Backtest Skill
Workflow Checklist
Copy and track progress:
Backtest Progress: - [ ] Step 1: Validate strategy artifact and assumptions - [ ] Step 2: Verify and ingest historical data - [ ] Step 3: Configure backtest environment and parameters - [ ] Step 4: Execute backtest with trading_ops - [ ] Step 5: Analyze performance and risk metrics - [ ] Step 6: Diagnose weaknesses and failure modes - [ ] Step 7: Recommend concrete strategy improvements
Step 1: Validate Strategy Artifact and Assumptions
Confirm strategy file exists and is review-approved:
- •Expected path:
strategies/<name>.py - •Strategy should already extend
nautilus_trader.trading.Strategy - •Ensure parameter list is explicit for tuning
If strategy is missing or incomplete, invoke skill with strategy-generation first.
Capture required assumptions:
- •Symbols and asset classes
- •Bar interval/timeframe
- •Trading session boundaries
- •Fee/slippage model expectations
Step 2: Verify and Ingest Historical Data
Use trading_ops to inspect data availability for each symbol/timeframe.

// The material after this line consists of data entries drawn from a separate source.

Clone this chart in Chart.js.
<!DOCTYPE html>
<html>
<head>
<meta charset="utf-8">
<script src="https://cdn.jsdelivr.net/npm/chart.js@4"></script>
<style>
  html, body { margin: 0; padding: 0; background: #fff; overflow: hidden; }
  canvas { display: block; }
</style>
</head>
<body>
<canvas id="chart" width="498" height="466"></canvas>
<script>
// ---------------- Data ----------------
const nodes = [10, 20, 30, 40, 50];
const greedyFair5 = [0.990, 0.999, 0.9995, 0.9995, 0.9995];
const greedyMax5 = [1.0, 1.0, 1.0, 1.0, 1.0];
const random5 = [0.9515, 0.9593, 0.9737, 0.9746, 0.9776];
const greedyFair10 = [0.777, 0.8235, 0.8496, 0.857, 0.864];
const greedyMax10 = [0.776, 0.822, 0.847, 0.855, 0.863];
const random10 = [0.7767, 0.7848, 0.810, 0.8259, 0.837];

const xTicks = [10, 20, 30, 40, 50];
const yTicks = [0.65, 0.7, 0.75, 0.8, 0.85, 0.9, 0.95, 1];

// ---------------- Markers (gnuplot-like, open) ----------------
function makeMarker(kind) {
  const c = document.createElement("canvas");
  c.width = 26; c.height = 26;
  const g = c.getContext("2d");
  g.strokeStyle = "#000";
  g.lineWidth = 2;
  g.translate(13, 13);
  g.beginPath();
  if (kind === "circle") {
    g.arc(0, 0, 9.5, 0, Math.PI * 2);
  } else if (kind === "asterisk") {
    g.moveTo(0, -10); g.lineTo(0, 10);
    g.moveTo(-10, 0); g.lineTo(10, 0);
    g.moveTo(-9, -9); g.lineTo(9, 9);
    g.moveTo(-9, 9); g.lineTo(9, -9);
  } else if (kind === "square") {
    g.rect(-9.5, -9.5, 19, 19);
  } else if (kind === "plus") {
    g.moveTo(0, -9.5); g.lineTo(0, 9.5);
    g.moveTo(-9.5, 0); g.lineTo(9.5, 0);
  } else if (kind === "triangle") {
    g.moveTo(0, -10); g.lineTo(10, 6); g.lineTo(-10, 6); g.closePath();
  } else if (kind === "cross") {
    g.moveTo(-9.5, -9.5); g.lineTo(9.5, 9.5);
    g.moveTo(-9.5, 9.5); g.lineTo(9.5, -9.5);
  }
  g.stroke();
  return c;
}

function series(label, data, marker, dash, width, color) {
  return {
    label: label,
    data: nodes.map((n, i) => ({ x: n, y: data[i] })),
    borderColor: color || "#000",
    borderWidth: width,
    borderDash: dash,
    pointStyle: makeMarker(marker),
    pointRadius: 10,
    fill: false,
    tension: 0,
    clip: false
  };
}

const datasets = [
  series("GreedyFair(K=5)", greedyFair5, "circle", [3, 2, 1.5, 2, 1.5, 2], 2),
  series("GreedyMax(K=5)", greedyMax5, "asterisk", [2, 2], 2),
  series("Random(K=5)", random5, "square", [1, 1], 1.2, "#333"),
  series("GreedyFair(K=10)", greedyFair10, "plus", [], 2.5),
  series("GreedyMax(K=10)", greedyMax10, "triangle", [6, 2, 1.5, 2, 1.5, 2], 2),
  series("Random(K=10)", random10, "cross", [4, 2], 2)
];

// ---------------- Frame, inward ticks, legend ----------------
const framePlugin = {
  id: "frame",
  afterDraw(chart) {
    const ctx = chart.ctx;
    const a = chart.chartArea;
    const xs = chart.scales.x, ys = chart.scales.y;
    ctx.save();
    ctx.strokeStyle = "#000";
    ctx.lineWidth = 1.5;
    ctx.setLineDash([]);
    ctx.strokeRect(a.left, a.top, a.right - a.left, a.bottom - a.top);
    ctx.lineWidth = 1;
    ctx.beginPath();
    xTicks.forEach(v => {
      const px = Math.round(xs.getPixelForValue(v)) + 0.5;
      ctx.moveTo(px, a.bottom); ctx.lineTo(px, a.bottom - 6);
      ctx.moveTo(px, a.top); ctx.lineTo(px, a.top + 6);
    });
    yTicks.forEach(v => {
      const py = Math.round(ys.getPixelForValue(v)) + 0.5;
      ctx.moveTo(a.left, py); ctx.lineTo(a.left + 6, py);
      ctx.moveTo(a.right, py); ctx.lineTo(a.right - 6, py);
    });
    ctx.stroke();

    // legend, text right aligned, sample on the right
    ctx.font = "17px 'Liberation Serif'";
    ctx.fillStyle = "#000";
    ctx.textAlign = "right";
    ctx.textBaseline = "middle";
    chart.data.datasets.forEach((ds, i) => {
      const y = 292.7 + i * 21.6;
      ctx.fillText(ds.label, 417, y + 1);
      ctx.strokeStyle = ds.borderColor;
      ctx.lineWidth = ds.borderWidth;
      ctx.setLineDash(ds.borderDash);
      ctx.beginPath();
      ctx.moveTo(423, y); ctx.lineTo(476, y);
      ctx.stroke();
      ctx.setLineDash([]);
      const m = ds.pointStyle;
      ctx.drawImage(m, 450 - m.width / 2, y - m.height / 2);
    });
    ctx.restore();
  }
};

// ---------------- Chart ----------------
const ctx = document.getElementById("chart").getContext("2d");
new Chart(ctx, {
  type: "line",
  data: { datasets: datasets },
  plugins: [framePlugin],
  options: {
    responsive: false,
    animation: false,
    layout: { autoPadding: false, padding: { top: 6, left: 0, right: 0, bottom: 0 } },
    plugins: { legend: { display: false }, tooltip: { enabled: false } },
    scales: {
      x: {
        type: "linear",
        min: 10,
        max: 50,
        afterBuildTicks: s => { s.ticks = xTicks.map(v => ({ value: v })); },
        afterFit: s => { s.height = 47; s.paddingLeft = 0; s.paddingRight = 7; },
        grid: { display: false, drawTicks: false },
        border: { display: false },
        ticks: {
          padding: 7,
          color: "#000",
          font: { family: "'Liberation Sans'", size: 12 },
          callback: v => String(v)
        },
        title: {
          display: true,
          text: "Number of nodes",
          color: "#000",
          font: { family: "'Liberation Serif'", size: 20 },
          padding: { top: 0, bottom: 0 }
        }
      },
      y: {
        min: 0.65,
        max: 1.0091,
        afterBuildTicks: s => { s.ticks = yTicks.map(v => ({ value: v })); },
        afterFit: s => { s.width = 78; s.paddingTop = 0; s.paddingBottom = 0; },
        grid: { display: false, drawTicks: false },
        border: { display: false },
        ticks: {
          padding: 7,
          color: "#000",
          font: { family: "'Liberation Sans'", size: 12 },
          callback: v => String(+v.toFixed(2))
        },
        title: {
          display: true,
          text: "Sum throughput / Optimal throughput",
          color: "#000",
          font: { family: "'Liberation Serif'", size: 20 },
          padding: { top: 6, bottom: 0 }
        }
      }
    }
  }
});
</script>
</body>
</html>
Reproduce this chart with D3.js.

If data is missing or stale:
- •Use
trading_opsdata ingestion to fetch required range - •Confirm timezone/session normalization
- •Confirm corporate actions handling where relevant
Use financial_research to cross-check major market events in the period so result interpretation has context.
Step 3: Configure Backtest Environment and Parameters
Define a reproducible configuration:
- •Start and end dates
- •Initial capital
- •Commission/fees and slippage assumptions
- •Position sizing and max exposure constraints
Define experiment sets:
- •Baseline run with default parameters
- •Sensitivity runs across key parameters
- •Optional walk-forward slices for robustness
Keep configuration explicit in output so runs can be repeated exactly.
Step 4: Execute Backtest with trading_ops
Run backtest through trading_ops and capture full outputs:
- •Equity curve and returns series
- •Trade list and fill stats
- •Exposure and turnover metrics
- •Drawdown timeline
If execution fails, report root cause precisely (data gaps, config mismatch, invalid params) and rerun only after correction.
Step 5: Analyze Performance and Risk Metrics
Use quant_analysis to compute and interpret:
- •CAGR/total return
- •Sharpe and Sortino
- •Max drawdown and drawdown duration
- •Win rate, profit factor, expectancy
- •Volatility and tail risk proxies (VaR if needed)
Compare baseline against sensitivity runs to identify parameter fragility.
Step 6: Diagnose Weaknesses and Failure Modes
Segment results by regime where possible:
- •Trending vs range-bound periods
- •High vs low volatility windows
- •Event-heavy intervals
Identify specific failure signatures:
- •Overtrading during chop
- •Late entries in fast trends
- •Stops too tight or too loose
- •Excess concentration risk
Use financial_research event context and quant_analysis diagnostics together before concluding root causes.
Step 7: Recommend Concrete Improvements
Provide ranked improvement plan with expected impact and risk:
- •Parameter adjustments (with tested ranges)
- •Signal filters (e.g., volatility or trend filter)
- •Risk control upgrades (exposure caps, ATR-based sizing)
- •Execution assumptions refinement (slippage realism)
For each recommendation, include:
- •Why it addresses observed weakness
- •How to test it in the next iteration
- •What metric should improve if hypothesis is correct
Close with a proposed next run matrix and, if needed, route to skill paper-trade after acceptable backtest stability.